Came over via The Walled Garden. Good list, but a few questions:

1. RCIA. Do you object to converts or the totally inability and non-understanding of the faith by the people who usually run it?

2. Same with Pre-Cana. Completely useless or completely useless as is and needs an overhaul.

3. Theology of the Body. What are you thinking there?

For 1 & 2 I can totally agree about the latter scenarios. My RCIA was a JOKE and Pre-Cana was a total waste (they did have a good presentation on NFP, but everyone else in the room was making fun of it).

Anonymous said...

I agree with Courtney about RCIA, it was a waste of time. I learned most of what I know from Catholisim for Dummies! DH is part of the local RCIA team and he's really trying to make sure our actual beliefs get taught and not just have a group talk each week.

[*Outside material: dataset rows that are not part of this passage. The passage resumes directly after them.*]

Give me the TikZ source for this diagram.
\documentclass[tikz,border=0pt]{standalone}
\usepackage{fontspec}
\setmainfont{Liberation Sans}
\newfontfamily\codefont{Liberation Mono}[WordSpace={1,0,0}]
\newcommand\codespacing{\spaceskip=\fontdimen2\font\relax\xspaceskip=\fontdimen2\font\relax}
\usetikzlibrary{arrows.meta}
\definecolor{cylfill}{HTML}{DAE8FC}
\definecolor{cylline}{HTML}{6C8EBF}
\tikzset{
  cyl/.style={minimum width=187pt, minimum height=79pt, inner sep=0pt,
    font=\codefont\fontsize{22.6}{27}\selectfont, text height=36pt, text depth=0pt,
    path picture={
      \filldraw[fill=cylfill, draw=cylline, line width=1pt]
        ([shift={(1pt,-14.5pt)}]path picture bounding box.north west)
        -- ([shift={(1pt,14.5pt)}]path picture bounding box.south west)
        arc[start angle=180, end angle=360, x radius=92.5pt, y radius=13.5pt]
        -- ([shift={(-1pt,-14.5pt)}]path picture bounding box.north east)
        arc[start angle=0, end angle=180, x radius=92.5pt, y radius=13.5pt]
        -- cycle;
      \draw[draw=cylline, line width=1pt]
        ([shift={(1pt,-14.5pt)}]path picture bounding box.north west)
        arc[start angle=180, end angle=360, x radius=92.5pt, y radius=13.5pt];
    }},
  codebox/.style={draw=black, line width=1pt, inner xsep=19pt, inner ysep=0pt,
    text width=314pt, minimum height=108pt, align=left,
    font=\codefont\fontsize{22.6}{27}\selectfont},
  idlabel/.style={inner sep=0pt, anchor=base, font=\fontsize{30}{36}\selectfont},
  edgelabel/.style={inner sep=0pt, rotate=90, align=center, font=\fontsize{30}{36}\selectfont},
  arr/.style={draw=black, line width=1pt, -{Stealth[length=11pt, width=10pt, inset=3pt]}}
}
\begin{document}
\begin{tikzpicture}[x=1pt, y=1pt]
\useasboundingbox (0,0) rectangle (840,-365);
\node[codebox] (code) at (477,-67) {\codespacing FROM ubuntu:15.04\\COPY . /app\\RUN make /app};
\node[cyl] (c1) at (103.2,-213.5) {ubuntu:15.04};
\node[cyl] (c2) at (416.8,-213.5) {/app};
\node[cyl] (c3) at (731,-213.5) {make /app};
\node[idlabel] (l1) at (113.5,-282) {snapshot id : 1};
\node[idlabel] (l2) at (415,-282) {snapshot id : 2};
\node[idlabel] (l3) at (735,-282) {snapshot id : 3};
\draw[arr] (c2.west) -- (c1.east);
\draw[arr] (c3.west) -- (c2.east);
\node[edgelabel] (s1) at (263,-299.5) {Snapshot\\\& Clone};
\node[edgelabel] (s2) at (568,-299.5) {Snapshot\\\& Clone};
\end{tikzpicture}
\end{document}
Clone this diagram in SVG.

We never went thru' Pre-Cana because we entered (re-entered for DH) after we had been married, but our validation process was dissapointing. We had a meeting with the priest where he asked a few questions, we filled out a little paperwork, then we got a call a week or two later saying we were all set. That was it. Later I learned it's more appropriate to have a small ceremony.

"Spirit of Vatican II" *shudder*

God Bless!

Andy Nowicki said...

I second Courtney's question re: Theology of the Body. Dymphna, I'd like to hear why you dislike it. I myself don't know much about it, except that trad Catholics tend to hate it and neo-Caths tend to love it. I tend to identify more with trads on most things, but (again) I'd like to hear your thoughts.

Anonymous said...

i'm with you there..

Amy said...

I third the Theology of the Body confusion...

Hans Georg Lundahl said...

Calling everything ministries ( the tour guide ministry, the young adult ministry, the greeting ministry...)

As a Creationist writer, I am indeed ticked off by Creationists of CMI not allowing me to get published or even officially noticed by them, because as a Catholic, I can't be part of their Protestant Creationist ministry.